2.2. SUNSET CLAUSE (20 ANS) OU PHASING-OUT (10 ANS) : UN FAUX DILEMME ?

PHASING-OUT : 10 ANS, UNE VEINE PROMESSE

Le phasing-out de la protection des investissements existants dans les énergies fossiles ne débutera qu’après la ratification par les trois-quarts des 53 parties prenantes du TCE. Or, ce processus a pris douze ans la dernière fois que le TCE a été modifié. Un tel calendrier est en décalage total avec l’urgence climatique et sociale, des mesures de régulation du prix de l’énergie pouvant également être attaquées sur la base du TCE.

SUNSET CLAUSE : 20 ANS, QUI POURRAIENT ÊTRE RAMENÉS À 1 AN

Des pistes juridiques existent pour désactiver la sunset clause. Si plusieurs parties contractantes se retirent conjointement du TCE, elles peuvent neutraliser l’ISDS en concluant un accord inter se dans lequel elles déclarent que la clause de survie ne s’applique pas entre elles. Cette option réduirait le risque de poursuites de 20 à 1 an (un retrait devient effectif un an après qu’une partie prenante l’ait notifiée).

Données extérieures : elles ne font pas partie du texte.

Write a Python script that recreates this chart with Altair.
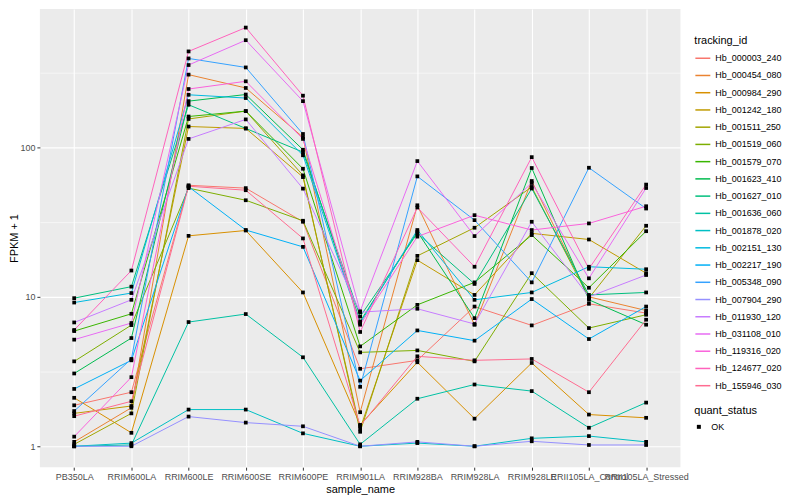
import altair as alt
import pandas as pd

samples = ["PB350LA", "RRIM600LA", "RRIM600LE", "RRIM600SE", "RRIM600PE",
           "RRIM901LA", "RRIM928BA", "RRIM928LA", "RRIM928LE",
           "RRII105LA_Control", "RRII105LA_Stressed"]

tracking_ids = ["Hb_000003_240", "Hb_000454_080", "Hb_000984_290", "Hb_001242_180",
                "Hb_001511_250", "Hb_001519_060", "Hb_001579_070", "Hb_001623_410",
                "Hb_001627_010", "Hb_001636_060", "Hb_001878_020", "Hb_002151_130",
                "Hb_002217_190", "Hb_005348_090", "Hb_007904_290", "Hb_011930_120",
                "Hb_031108_010", "Hb_119316_020", "Hb_124677_020", "Hb_155946_030"]

colors = ["#F8766D", "#EA8331", "#D89000", "#C09B00", "#A3A500", "#7CAE00",
          "#39B600", "#00BB4E", "#00BF7D", "#00C1A3", "#00BFC4", "#00BAE0",
          "#00B0F6", "#35A2FF", "#9590FF", "#C77CFF", "#E76BF3", "#FA62DB",
          "#FF62BC", "#FF6C91"]

# FPKM + 1 per sample (order of `samples`)
hb_000003_240 = [1.88, 2.3, 55.8, 53.4, 31.8, 3.3, 3.76, 8.61, 6.44, 8.98, 7.79]
hb_000454_080 = [1.07, 1.81, 307, 250, 117, 1.69, 41, 6.5, 59.6, 10.0, 8.1]
hb_000984_290 = [2.11, 1.23, 25.6, 27.8, 10.7, 1.39, 3.65, 1.53, 3.61, 1.63, 1.55]
hb_001242_180 = [1.66, 1.86, 138, 134, 63.3, 1.31, 17.6, 10.3, 26.6, 24.2, 14.4]
hb_001511_250 = [1.03, 1.66, 155, 175, 65, 1.25, 18.8, 29, 54.4, 9.8, 29.9]
hb_001519_060 = [3.7, 6.47, 53.4, 44.3, 32.3, 4.25, 4.38, 3.7, 14.4, 6.18, 7.59]
hb_001579_070 = [5.9, 7.7, 161, 175, 72, 4.66, 8.84, 12.5, 25.9, 11.5, 27.5]
hb_001623_410 = [3.07, 5.3, 204, 226, 96.5, 6.84, 27.3, 7.2, 72.8, 9.55, 6.51]
hb_001627_010 = [9.8, 11.7, 193, 134, 93, 7.39, 26.6, 12.2, 53.1, 10.3, 10.7]
hb_001636_060 = [1.0, 1.02, 6.78, 7.67, 3.94, 1.03, 2.08, 2.59, 2.34, 1.33, 1.96]
hb_001878_020 = [1.0, 1.05, 1.76, 1.76, 1.22, 1.0, 1.05, 1.0, 1.13, 1.17, 1.07]
hb_002151_130 = [9.16, 10.6, 225, 214, 88.6, 6.67, 28, 9.55, 10.7, 15.9, 15.3]
hb_002217_190 = [2.42, 3.76, 54.6, 28, 21.6, 2.75, 5.96, 5.09, 9.66, 5.22, 8.61]
hb_005348_090 = [1.72, 3.84, 394, 343, 123, 2.5, 64, 32.6, 12.5, 73.1, 39]
hb_007904_290 = [1.0, 1.0, 1.58, 1.44, 1.36, 1.0, 1.07, 1.0, 1.08, 1.02, 1.02]
hb_011930_120 = [6.74, 9.55, 114, 154, 53, 7.9, 8.32, 6.58, 31.8, 10.0, 14.0]
hb_031108_010 = [5.17, 6.68, 356, 522, 204, 8.0, 81, 25.5, 57.8, 13.3, 53.5]
hb_119316_020 = [1.16, 2.9, 246, 277, 114, 6.51, 25.3, 35.2, 28, 31, 40.4]
hb_124677_020 = [6.0, 15.0, 439, 634, 222, 5.82, 39.6, 15.9, 86.1, 15.4, 56.4]
hb_155946_030 = [1.59, 2.0, 55.0, 51.7, 24.6, 1.37, 4.0, 3.76, 3.84, 2.3, 7.03]

series = [hb_000003_240, hb_000454_080, hb_000984_290, hb_001242_180, hb_001511_250,
          hb_001519_060, hb_001579_070, hb_001623_410, hb_001627_010, hb_001636_060,
          hb_001878_020, hb_002151_130, hb_002217_190, hb_005348_090, hb_007904_290,
          hb_011930_120, hb_031108_010, hb_119316_020, hb_124677_020, hb_155946_030]

rows = []
for tid, vals in zip(tracking_ids, series):
    for i, (s, v) in enumerate(zip(samples, vals)):
        rows.append({"tracking_id": tid, "sample_name": s, "idx": i,
                     "fpkm": v, "quant_status": "OK"})
df = pd.DataFrame(rows)

FONT = "Liberation Sans"
major_test = "datum.value == 1 || datum.value == 10 || datum.value == 100"

x_enc = alt.X("sample_name:N", sort=samples, title="sample_name",
              scale=alt.Scale(type="point", padding=0.6),
              axis=alt.Axis(labelAngle=0, labelOverlap=False, labelBound=False,
                            labelFontSize=9, labelColor="#4D4D4D", labelFont=FONT,
                            titleFontSize=11, titleColor="#000000", titleFont=FONT,
                            titleFontWeight="normal", titlePadding=2,
                            tickColor="#333333", tickSize=3, labelPadding=2,
                            domain=False, grid=True, gridColor="#FFFFFF",
                            gridWidth=1.1))

y_enc = alt.Y("fpkm:Q", title="FPKM + 1",
              scale=alt.Scale(type="log", domain=[0.72444, 844.9], nice=False),
              axis=alt.Axis(values=[1, 3.16228, 10, 31.6228, 100, 316.228],
                            labelExpr="datum.value == 1 ? '1' : datum.value == 10 ? '10' : datum.value == 100 ? '100' : ''",
                            labelFontSize=9, labelColor="#4D4D4D", labelFont=FONT,
                            titleFontSize=11, titleColor="#000000", titleFont=FONT,
                            titleFontWeight="normal", titlePadding=0,
                            tickColor="#333333", tickSize=3, labelPadding=2,
                            tickOpacity={"condition": {"test": major_test, "value": 1}, "value": 0},
                            domain=False, grid=True, gridColor="#FFFFFF",
                            gridWidth={"condition": {"test": major_test, "value": 1.1}, "value": 0.55}))

lines = alt.Chart(df).mark_line(strokeWidth=1.0).encode(
    x=x_enc,
    y=y_enc,
    color=alt.Color("tracking_id:N",
                    scale=alt.Scale(domain=tracking_ids, range=colors),
                    legend=alt.Legend(title="tracking_id", orient="none",
                                      legendX=657, legendY=26, symbolType="stroke",
                                      symbolSize=225, symbolStrokeWidth=1.5,
                                      rowPadding=3.3, titlePadding=4,
                                      labelFontSize=9, labelFont=FONT, labelColor="#000000",
                                      titleFontSize=11, titleFont=FONT,
                                      titleFontWeight="normal", labelOffset=4,
                                      labelLimit=200)),
    detail="tracking_id:N",
    order=alt.Order("idx:Q"),
)

points = alt.Chart(df).mark_point(filled=True, size=14, opacity=1).encode(
    x=x_enc,
    y=y_enc,
    color=alt.value("#000000"),
    shape=alt.Shape("quant_status:N",
                    scale=alt.Scale(domain=["OK"], range=["square"]),
                    legend=alt.Legend(title="quant_status", orient="none",
                                      legendX=657, legendY=398, symbolSize=16,
                                      symbolFillColor="#000000", symbolStrokeColor="#000000",
                                      titlePadding=6, labelFontSize=9, labelFont=FONT,
                                      labelColor="#000000", titleFontSize=11,
                                      titleFont=FONT, titleFontWeight="normal",
                                      labelOffset=8)),
)

chart = alt.layer(lines, points).properties(
    width=643, height=460,
    autosize="none",
    padding={"left": 32, "top": 0, "right": 112, "bottom": 30},
    background="#FFFFFF",
).configure_view(fill="#EBEBEB", stroke=None)

chart.save("out.html", embed_options={"renderer": "svg", "actions": False})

2.3. PLAIDER POUR QUITTER COLLECTIVEMENT LE TCE EN NEUTRALISANT LA SUNSET CLAUSE

Faute d’avancées suffisantes pour rendre le TCE compatible avec les objectifs de lutte contre le changement climatique et la précarité énergétique, la meilleure option pour l’UE et ses Etats membres est de « commencer à préparer leur sortie coordonnée du TCE ainsi qu’un accord excluant l’application de la clause de survie entre les parties contractantes intéressées » via un accord inter se. Cette solution préconisée par le Parlement européen est aussi envisagée par certains Etats membres de l’UE qui ne sont pas totalement satisfaits des résultats de la réforme, comme la Pologne, l’Espagne ou encore les Pays-Bas.

La Belgique devra elle aussi se prononcer sur la version modernisée du TCE dans les prochaines semaines au Conseil. Avec le soutien d’autres Etats membres, elle dispose donc encore d’une marge de manœuvre pour mettre ce traité anachronique hors d’état de nuire et préserver les objectifs européens de réduction des émissions de gaz à effet de serre.